The Irish Co-operative Society (ICOS) favours retaining the seven-member minimum because it believes that a lower number might bring visibility and sustainability into question.

Audit

In its submission on the review ICOS, whose member co-operatives and their associated companies collectively have over 150,000 individual members, employ over 12,000 people in Ireland also emphasised the importance of annual returns for transparency purposes.

It said solid financial management and reporting are critical to members’ interests – both in the sense of securing their initial funding contribution and the continued existence of an organisation that guarantees them access to a vital service or market.

In short, it said the requirement for an audit should be retained in the New Act. However, co-operatives should be given the option to of an audit exemption provided that certain conditions are satisfied (i.e. as is the case for a company).

Transparency

Under the current Act, any individual (whether a member of the co-operative or not) is allowed to inspect the books of a registered society containing the names of the members, and their holdings in shares.

While ICOS said it "appreciates the need for transparency in respect of share ownership in corporate entities" it said this current requirement presents problems for the democratic functioning of co-operatives.

ICOS said that it is its experience, that to permit the release of information so detailed as to itemise the breakdown of respective shareholdings provides no benefit to the members vis-à-vis their relationship with their co-operative, and the disclosure of such information can lead to internal division and dilute the egalitarian ideal fundamental to co-operative ethos.

It also says it is requesting there be a requirement for the committee/board to hold and maintain a record of both members and their respective shareholdings, but that there be no requirement for that latter information (i.e. shareholding) to be disclosed to any person other than to the Registrar.

In its submission, ICOS also said the where there exists suspicion of either illegality or fraud, it is essential that avenues exist for co-operative members to be able to raise their concerns and take steps to address the situation.

Opposition

Meanwhile, a bill amending the current legislation is moving through the Oireachtas. The bill has been drafted by Independents 4 Change, who say their bill amends the current laws in a very practical and sensible way so as to ease the formation and the functioning of co-operatives on the ground.

One of the TDs behind the bill Catherine Connolly has hit out at the Government's review stating that nothing appears to have happened in the intervening period since its public consultation and no review report has been published to date.

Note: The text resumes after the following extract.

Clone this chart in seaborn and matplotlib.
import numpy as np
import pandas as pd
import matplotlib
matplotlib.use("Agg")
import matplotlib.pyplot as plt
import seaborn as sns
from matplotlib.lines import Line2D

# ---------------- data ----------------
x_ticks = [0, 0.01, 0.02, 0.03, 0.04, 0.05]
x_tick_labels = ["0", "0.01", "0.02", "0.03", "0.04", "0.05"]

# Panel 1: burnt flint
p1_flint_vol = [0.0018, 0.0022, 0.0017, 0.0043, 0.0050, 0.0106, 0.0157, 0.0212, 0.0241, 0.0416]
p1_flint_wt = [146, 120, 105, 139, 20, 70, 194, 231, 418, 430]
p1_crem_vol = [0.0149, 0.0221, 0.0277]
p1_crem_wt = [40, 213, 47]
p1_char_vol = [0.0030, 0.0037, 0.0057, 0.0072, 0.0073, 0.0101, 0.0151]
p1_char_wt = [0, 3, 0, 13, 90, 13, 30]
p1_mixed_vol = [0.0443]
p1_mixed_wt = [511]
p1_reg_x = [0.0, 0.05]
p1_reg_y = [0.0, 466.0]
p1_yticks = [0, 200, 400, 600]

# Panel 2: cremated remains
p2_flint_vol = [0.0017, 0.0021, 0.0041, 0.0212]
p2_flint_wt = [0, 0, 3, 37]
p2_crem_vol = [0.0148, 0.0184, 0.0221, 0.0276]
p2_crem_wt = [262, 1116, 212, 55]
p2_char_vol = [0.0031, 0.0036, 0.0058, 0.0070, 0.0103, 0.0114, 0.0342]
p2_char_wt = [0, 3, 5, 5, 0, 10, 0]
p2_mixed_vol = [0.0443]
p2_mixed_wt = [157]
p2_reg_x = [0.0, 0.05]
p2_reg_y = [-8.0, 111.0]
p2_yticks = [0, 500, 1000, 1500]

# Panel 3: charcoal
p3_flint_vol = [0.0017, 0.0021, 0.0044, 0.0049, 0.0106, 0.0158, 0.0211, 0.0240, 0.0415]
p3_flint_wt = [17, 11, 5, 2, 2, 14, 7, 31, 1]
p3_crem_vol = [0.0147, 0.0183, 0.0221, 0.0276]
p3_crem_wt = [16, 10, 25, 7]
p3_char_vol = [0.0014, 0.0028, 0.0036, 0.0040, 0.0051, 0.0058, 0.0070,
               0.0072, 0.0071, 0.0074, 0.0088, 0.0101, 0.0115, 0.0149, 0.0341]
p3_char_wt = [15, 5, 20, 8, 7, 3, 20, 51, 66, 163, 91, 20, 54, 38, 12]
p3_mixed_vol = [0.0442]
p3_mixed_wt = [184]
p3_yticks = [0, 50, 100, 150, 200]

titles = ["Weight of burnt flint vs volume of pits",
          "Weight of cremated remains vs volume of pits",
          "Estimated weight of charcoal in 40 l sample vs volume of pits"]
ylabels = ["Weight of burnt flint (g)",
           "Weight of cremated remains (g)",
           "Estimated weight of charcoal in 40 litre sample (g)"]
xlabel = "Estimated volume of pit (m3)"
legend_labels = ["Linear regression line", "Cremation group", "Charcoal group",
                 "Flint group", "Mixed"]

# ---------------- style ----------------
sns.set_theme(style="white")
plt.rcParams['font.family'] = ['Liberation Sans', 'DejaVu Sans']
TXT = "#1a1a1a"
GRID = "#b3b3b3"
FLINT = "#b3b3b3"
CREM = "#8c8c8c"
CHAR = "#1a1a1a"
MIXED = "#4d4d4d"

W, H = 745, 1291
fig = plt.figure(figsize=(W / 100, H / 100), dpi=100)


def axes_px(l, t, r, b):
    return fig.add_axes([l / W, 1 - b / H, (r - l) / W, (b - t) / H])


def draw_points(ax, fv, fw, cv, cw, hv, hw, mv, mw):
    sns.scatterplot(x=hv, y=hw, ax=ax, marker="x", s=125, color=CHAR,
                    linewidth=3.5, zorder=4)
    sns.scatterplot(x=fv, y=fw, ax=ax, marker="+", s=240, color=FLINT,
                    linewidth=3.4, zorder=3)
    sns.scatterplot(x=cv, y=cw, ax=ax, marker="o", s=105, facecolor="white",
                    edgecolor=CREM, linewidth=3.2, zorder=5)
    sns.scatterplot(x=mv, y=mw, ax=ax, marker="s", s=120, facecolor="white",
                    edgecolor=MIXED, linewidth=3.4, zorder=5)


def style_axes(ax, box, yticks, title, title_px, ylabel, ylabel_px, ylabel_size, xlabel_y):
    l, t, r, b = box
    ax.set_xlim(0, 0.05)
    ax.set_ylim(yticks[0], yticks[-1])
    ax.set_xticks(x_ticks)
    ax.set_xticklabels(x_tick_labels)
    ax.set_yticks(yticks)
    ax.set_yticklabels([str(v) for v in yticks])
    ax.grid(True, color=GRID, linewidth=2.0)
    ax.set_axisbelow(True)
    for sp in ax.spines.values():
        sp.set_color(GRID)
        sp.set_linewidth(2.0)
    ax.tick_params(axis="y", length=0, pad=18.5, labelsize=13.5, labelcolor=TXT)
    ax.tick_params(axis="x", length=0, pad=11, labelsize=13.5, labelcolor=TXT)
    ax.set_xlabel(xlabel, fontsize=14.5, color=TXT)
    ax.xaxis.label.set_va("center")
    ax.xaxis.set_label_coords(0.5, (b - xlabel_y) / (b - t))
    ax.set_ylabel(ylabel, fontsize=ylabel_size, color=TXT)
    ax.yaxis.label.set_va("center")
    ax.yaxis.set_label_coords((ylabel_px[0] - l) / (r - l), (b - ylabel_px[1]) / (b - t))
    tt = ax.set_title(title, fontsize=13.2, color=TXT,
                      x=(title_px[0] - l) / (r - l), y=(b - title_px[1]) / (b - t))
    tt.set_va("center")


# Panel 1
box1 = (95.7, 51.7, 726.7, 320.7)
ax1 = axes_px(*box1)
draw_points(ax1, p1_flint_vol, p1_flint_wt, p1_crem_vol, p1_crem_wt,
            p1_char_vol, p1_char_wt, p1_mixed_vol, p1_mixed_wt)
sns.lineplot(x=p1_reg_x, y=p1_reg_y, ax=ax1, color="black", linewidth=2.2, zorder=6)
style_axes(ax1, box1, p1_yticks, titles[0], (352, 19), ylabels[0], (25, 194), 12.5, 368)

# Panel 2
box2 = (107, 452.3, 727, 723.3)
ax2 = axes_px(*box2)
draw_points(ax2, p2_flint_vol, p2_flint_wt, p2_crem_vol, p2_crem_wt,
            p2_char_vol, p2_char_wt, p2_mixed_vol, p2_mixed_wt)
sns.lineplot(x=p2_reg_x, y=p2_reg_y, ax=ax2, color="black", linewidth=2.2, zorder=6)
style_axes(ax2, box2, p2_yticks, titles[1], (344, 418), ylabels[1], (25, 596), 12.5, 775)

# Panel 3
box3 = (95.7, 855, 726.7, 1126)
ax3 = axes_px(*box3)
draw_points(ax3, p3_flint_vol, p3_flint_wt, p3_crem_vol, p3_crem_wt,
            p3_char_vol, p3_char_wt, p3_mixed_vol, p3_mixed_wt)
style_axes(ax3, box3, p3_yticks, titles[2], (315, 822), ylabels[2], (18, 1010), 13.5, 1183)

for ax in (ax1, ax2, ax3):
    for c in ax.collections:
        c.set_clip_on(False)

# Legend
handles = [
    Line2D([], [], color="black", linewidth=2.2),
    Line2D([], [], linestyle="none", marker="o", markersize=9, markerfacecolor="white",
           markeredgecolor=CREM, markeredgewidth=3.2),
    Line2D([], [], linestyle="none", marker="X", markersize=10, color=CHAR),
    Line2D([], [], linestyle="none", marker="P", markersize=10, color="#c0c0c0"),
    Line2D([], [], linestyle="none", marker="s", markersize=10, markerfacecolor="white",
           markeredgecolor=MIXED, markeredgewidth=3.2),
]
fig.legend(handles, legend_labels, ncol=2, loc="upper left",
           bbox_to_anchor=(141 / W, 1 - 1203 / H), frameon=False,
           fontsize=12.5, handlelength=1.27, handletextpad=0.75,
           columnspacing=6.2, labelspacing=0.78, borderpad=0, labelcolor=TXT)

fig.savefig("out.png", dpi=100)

"Given that vacuum and given the real obstacles posed by the existing, outdated legislation on the formation of co-operatives and-or their operation on the ground, Independents 4 Change has brought this very short Bill before the House.”

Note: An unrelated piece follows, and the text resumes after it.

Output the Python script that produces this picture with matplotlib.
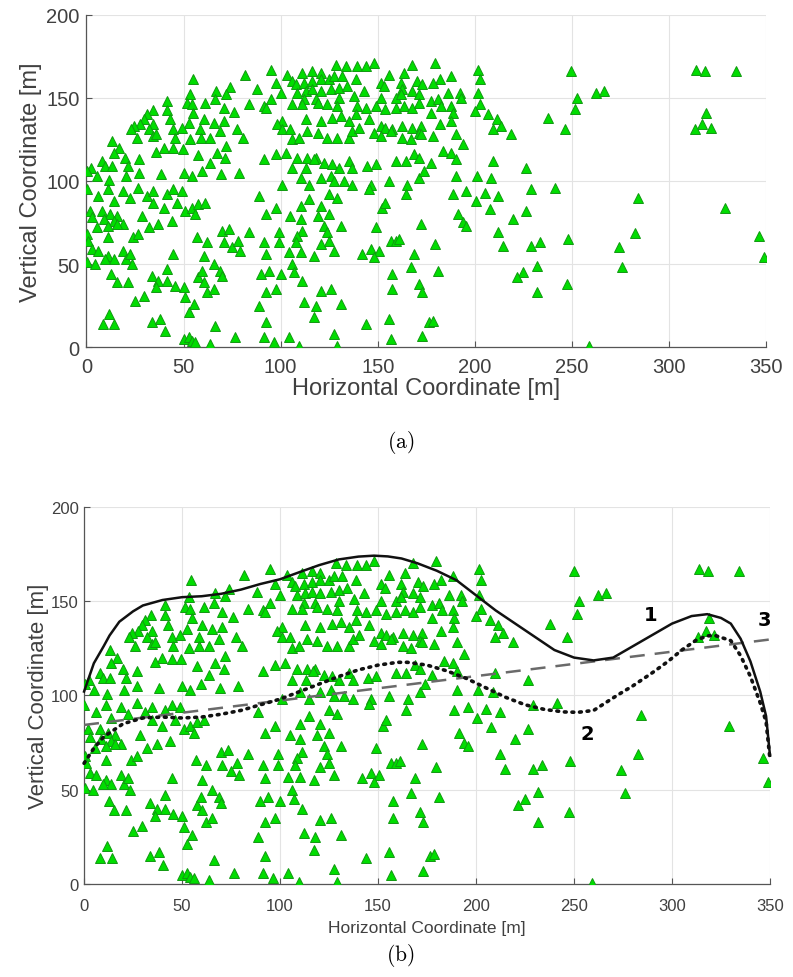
import matplotlib
matplotlib.use("Agg")
from matplotlib import pyplot as plt
import numpy as np

obs_x = [
    54.8, 81.8, 74, 66.8, 72, 53.4, 41.4, 51.7, 54.3, 61.2, 66.3, 70.6, 76, 83.5, 34.2, 31, 41.4, 43, 55, 60.3,
    65.5, 70.6, 52.6, 29.4, 27.7, 34.5, 24.5, 22.8, 32, 44.8, 49, 58.4, 68.7, 77.5, 26, 34.5, 36, 45.6, 53.4, 58.9,
    63.6, 80.4, 13.2, 16.6, 14, 39.7, 44.8, 49.7, 36, 57.7, 67, 72, 71.5, 7.9, 2.6, 0.5, 9.6, 13.2, 20, 21.6,
    27, 63.6, 20.6, 27, 38.2, 50, 54.3, 59.5, 69.2, 78.6, 5.3, 11.7,
    0.2, 6.2, 11.3, 14, 19, 22.5, 26.8, 31, 34.5, 34.5, 41.4, 44.8, 49, 46.6, 39.7, 43.9, 50.9, 54.3, 57.7, 61.2,
    56, 1.9, 7.9, 12.2, 15.6, 2.8, 8.8, 14, 19, 5.4, 11.3, 15.6, 28.5, 32, 37, 0.5, 1, 2.8, 11.3, 24.2,
    26.8, 6.2, 11.3, 14, 19, 20.6, 22.3, 0.5, 4.5, 9.6, 23.4, 44.8, 56.9, 62, 60.3, 69.8, 73.2, 70.6, 75, 79,
    78, 83.5, 65.5, 69, 70, 12.9, 15.5, 21.6, 33.7, 37, 41.4, 36, 41.4, 45.6, 50, 50.9, 57.7, 59.5, 60.3, 62,
    65.5, 29.4, 25, 55.2, 52.6, 11.7, 8.3, 14.4, 33.7, 38, 40.5, 66.3, 76.6, 50, 52.6, 54.3, 56, 63.8,
    94.8, 103.4, 111, 116.3, 120.6, 128.4, 133.5, 139.5, 143.8, 148, 167.9, 155.8, 163.6, 97.4, 106, 107.7, 112, 116.3, 120.6, 125,
    127.5, 131.8, 138.7, 88, 100, 108.6, 112.9, 116.3, 120.6, 125.8, 130, 134.4, 143, 151.5, 153.3, 161.9, 162.7, 170.4, 173, 130,
    137.8, 118, 112, 94.8, 91.4, 151.5, 159.3, 161.9, 167.9, 171.3, 106, 111, 119, 124, 129.2, 92.3, 139.5, 143.8, 149, 154,
    159.3, 163.6, 167.9, 171.3, 100.9, 112.9, 120.6, 126.6, 131, 135.2, 138.7, 145.5, 151.5, 154, 157.6, 162.7, 167.9, 172.2, 171.3, 98.3,
    100.9, 105, 106, 109.5, 113.7, 119, 124, 129.2, 135.2, 137, 140.4, 148, 151.5, 156.7, 162.7, 167, 172.2, 91.4, 97.4, 102.6,
    108.6, 113.7, 118, 122.3, 126.6, 130, 106, 113, 117, 135.2, 137, 144.7, 149, 159.3, 164.5, 168.7, 171.3, 100.9, 110.3, 114.6,
    120.6, 125.8, 127.5, 132.6, 137, 146.4, 155.8, 165.3, 171.3, 173.9,
    145.5, 164.4, 88.8, 97.4, 92.3, 91.4, 92.3, 99.1, 99.1, 110.3, 114.6, 120.6, 125, 129.2, 125, 119, 105, 110.3, 122.3, 124,
    111, 108.6, 107.7, 120.6, 125, 131, 104.3, 110.3, 117.2, 127.5, 106, 106.9, 111, 100, 94, 89.7, 92.3, 97.4, 120.6, 125.8,
    131, 112, 118, 117.2, 142, 146.4, 150.7, 149, 148, 152.4, 154, 156.7, 159.3, 161, 168.7, 167, 172.2, 157.6, 157.6, 171.3,
    173, 88.8, 92.3, 91.4, 104.3, 96.6, 109.5, 127.5, 129.2, 143.8, 155.8, 156.7, 173, 176.5,
    179.4, 188, 182, 178.5, 201.7, 202.6, 201.7, 186.3, 192.3, 193, 177.7, 181, 182.8, 188, 189, 202.6, 200, 206.9, 211.2, 213.7,
    209.5, 218.9, 177.7, 182, 178.5, 188, 190.5, 194, 183.7, 188, 190.5, 177.7, 209.5, 190.5, 200.9, 208.6, 226.6, 237.8, 246.4, 249.8,
    252.4, 251.5,
    262.2, 266.5, 313.7, 318.6, 334.4, 318.9, 317.2, 313.4, 321.5,
    188.8, 195.7, 205.2, 212, 200.5, 229.2, 241.2, 191.4, 194, 195.7, 207.7, 219.8, 226.6, 212, 214.6, 179.4, 229.2, 233.5, 248, 181.1,
    231.8, 225, 221.5, 231.8, 247.3, 178.5, 259,
    284.2, 282.5, 274.2, 276, 328.9, 346.4, 349,
]
obs_y = [
    161, 164, 156.4, 154, 152.4, 152, 148, 147, 146, 147, 149, 144, 141.6, 146, 142.4, 140, 142.4, 137, 141, 137.5,
    135, 136, 135, 137, 134, 134, 133, 131, 131, 131, 132, 131, 130, 131, 126, 127, 128, 126, 125, 126,
    126, 126, 124, 120, 117, 120, 119.5, 119, 117.6, 115.5, 117, 121, 114, 112, 108, 106, 109, 109, 114, 109,
    113, 111, 103, 105, 104, 105, 103, 106, 104, 105, 103, 100.6,
    95, 91, 95, 88, 94, 90, 96, 91, 94, 87, 92, 95, 94, 87, 84, 76, 82, 84, 86, 87,
    80, 82, 82, 80, 79, 78, 77, 76, 74, 72, 73, 74, 79, 72, 74, 68, 64, 59, 66, 66,
    68, 58, 55, 53, 58, 53, 56, 51, 50, 53, 50, 56, 66, 63, 55, 70, 71, 63, 60, 58,
    64, 69, 50, 46, 43, 44, 39, 39, 43, 40, 40, 36, 47, 37, 36, 30, 42, 46, 39, 33,
    35, 31, 28, 26, 21, 20, 14, 14, 15, 17, 10, 13, 6, 5, 6, 4, 3, 2,
    167, 164, 165, 166, 165, 170, 169, 169, 169, 171, 170, 164, 165, 159, 160, 158, 159, 160, 161, 161,
    163, 163, 161, 155, 153, 153, 154, 155, 154, 155, 156, 157, 154, 159, 157, 159, 155, 160, 158, 150,
    151, 149, 149, 149, 145, 150, 150, 152, 154, 152, 146, 146, 147, 146, 145, 144, 145, 144, 145, 143,
    144, 145, 144, 147, 136, 137, 136, 138, 139, 136, 140, 137, 133, 132, 131, 133, 132, 133, 129, 134,
    131, 131, 125, 126, 130, 129, 126, 126, 126, 130, 132, 129, 127, 130, 126, 125, 128, 113, 116, 117,
    114, 114, 114, 111, 110, 108, 108, 108, 113, 112, 108, 109, 110, 112, 112, 116, 114, 97.8, 101.8, 97.8,
    101.8, 102.8, 99.8, 99.8, 97.8, 97.8, 99.8, 97.8, 101.8, 105.8,
    95.2, 92, 91, 84, 80, 63, 56, 69, 63, 85, 89, 85, 92, 90, 80, 79, 79, 77, 73, 69,
    70, 67, 63, 62, 64, 73, 57, 57, 55, 58, 50, 45, 40, 44, 46, 44, 33, 35, 34, 35,
    26, 27, 25, 18, 56, 59, 58, 72, 54, 84, 87, 64, 64, 65, 56, 48, 74, 44, 35, 38,
    33, 25, 15, 6, 6, 3, 1, 8, 1, 14, 17, 5, 7, 15,
    171, 163, 161, 159, 167, 161, 153, 153, 153, 150, 148, 149, 145, 145, 141, 146, 142, 140, 137, 133,
    131, 128, 141, 134, 127, 136, 128, 122, 118, 117, 113, 111, 112, 103, 103, 102, 108, 138, 131, 166,
    150, 143,
    153, 154, 167, 166, 166, 141, 134, 131, 132,
    92, 94, 93, 91, 88, 95, 96, 80, 75, 73, 83, 77, 82, 69, 61, 62, 61, 63, 65, 46,
    49, 45, 42, 33, 38, 16, 0.8,
    89.6, 68.7, 60.4, 48, 83.5, 66.7, 54,
]

# boundary curve 1 (solid)
c1_x = [0, 5, 10, 13, 18, 25, 30, 40, 50, 60, 70, 80, 90, 100, 110, 120, 130, 140, 148, 155,
        162, 170, 180, 190, 200, 210, 220, 230, 240, 250, 260, 270, 280, 290, 300, 310, 318, 325, 330, 335,
        340, 345, 348, 350]
c1_y = [102, 117, 126, 131.7, 139, 144.5, 147.6, 150.5, 152, 152.5, 153.8, 156, 159, 161.5, 165.3, 169, 172, 173.5, 174, 173.6,
        172.5, 170, 166, 161, 153, 145, 138, 131, 124, 120, 118.5, 120, 126, 132, 138, 142, 143, 141, 138, 130,
        118, 102, 89, 68]
# boundary curve 2 (dotted)
c2_x = [0, 5, 10, 20, 30, 40, 50, 60, 70, 80, 90, 100, 110, 120, 130, 140, 150, 160, 165, 175,
        185, 195, 205, 215, 225, 235, 245, 252, 260, 272, 280, 290, 298, 305, 312, 318, 322, 330, 335, 340,
        345, 348, 350]
c2_y = [64, 72, 78, 85, 88, 88.5, 88, 88.5, 90, 92, 95, 98, 102, 106, 110, 113.5, 116, 117.5, 117.5, 116,
        113, 109, 104, 99, 95, 92.5, 91.2, 91, 92, 100, 105, 112, 118, 124, 129, 131.5, 131.7, 129, 121, 110,
        96, 86, 66]
# line 3 (dashed)
c3_x = [0, 350]
c3_y = [84.3, 129.6]

tick_x = [0, 50, 100, 150, 200, 250, 300, 350]
tick_y = [0, 50, 100, 150, 200]

plt.rcParams['mathtext.fontset'] = 'cm'
txt = '#404040'


def setup(ax, tsize, xl, yl, xpad, ypad, xlpad, ylpad):
    ax.set_xlim(0, 350)
    ax.set_ylim(0, 200)
    ax.set_xticks(tick_x)
    ax.set_yticks(tick_y)
    ax.grid(True, color='#e3e3e3', lw=0.8)
    ax.set_axisbelow(True)
    for s in ['top', 'right']:
        ax.spines[s].set_visible(False)
    for s in ['left', 'bottom']:
        ax.spines[s].set_color('#555555')
        ax.spines[s].set_linewidth(0.9)
    ax.tick_params(direction='in', length=4, color='#555555', labelcolor=txt,
                   labelsize=tsize, top=False, right=False)
    ax.tick_params(axis='x', pad=xpad)
    ax.tick_params(axis='y', pad=ypad)
    for lab in ax.get_xticklabels() + ax.get_yticklabels():
        lab.set_fontfamily('Liberation Sans')
    ax.set_xlabel('Horizontal Coordinate [m]', fontsize=xl, color=txt,
                  family='Liberation Sans', labelpad=xlpad)
    ax.set_ylabel('Vertical Coordinate [m]', fontsize=yl, color=txt,
                  family='Liberation Sans', labelpad=ylpad)
    ax.plot(obs_x, obs_y, '^', ms=7, mfc='#00dd00', mec='#119911', mew=0.7,
            ls='none', zorder=3)


fig = plt.figure(figsize=(7.93, 9.78), dpi=100)
ax1 = fig.add_axes([0.109, 0.644, 0.857, 0.340])
ax2 = fig.add_axes([0.106, 0.095, 0.865, 0.386])

setup(ax1, 14.5, 17, 17, 7, 5, 1, 3)
setup(ax2, 12, 12.5, 16, 10, 4, 5, 1)

ax2.plot(c3_x, c3_y, color='#6a6a6a', lw=1.8, dashes=(6, 4), zorder=4)
ax2.plot(c1_x, c1_y, color='#111111', lw=1.8, zorder=5, clip_on=False)
ax2.plot(c2_x, c2_y, color='#111111', lw=2.6, ls=(0, (0.5, 1.6)),
         dash_capstyle='round', zorder=5, clip_on=False)

ax2.text(289, 143, '1', fontsize=14, fontweight='bold', ha='center', va='center', zorder=6)
ax2.text(257, 80, '2', fontsize=14, fontweight='bold', ha='center', va='center', zorder=6)
ax2.text(347, 140, '3', fontsize=14, fontweight='bold', ha='center', va='center', zorder=6)

fig.text(0.505, 1 - 443 / 978, r'$\mathrm{(a)}$', fontsize=15.5, ha='center', va='center')
fig.text(0.505, 1 - 956 / 978, r'$\mathrm{(b)}$', fontsize=15.5, ha='center', va='center')

fig.savefig('out.png', dpi=100)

The Government has opposed the bill, however most opposition parties support it.

In essence, the Independent's bill seeks to make the process of registering and running a co-operative much easier, in the first instance, by reducing the membership requirement which currently stands at seven to three members.

The Bill also allows for audit exemptions in certain situations and provides for the use of electronic communication concerning the registration of co-operatives and also for specified other documents which are required to be lodged with the Registry of Friendly Societies.

"What we are seeking here is simple, namely a basic parity with what exists for small companies such as the exemptions for audits, the electronic filing and the ability to function with one director. We are simply looking for some parity on that practical stuff," Connolly said.

Minister Humphreys says she wants to avoid the introduction of more piecemeal and fragmented legislation in this important area and that she is also concerned about the introduction of measures that could reduce transparency.

According to the Minister, a more appropriate course of action is to consolidate in one statute all existing industrial and provident societies legislation, modernise it to eliminate outdated provisions and align it with the realities of the 21st century business and regulatory environment.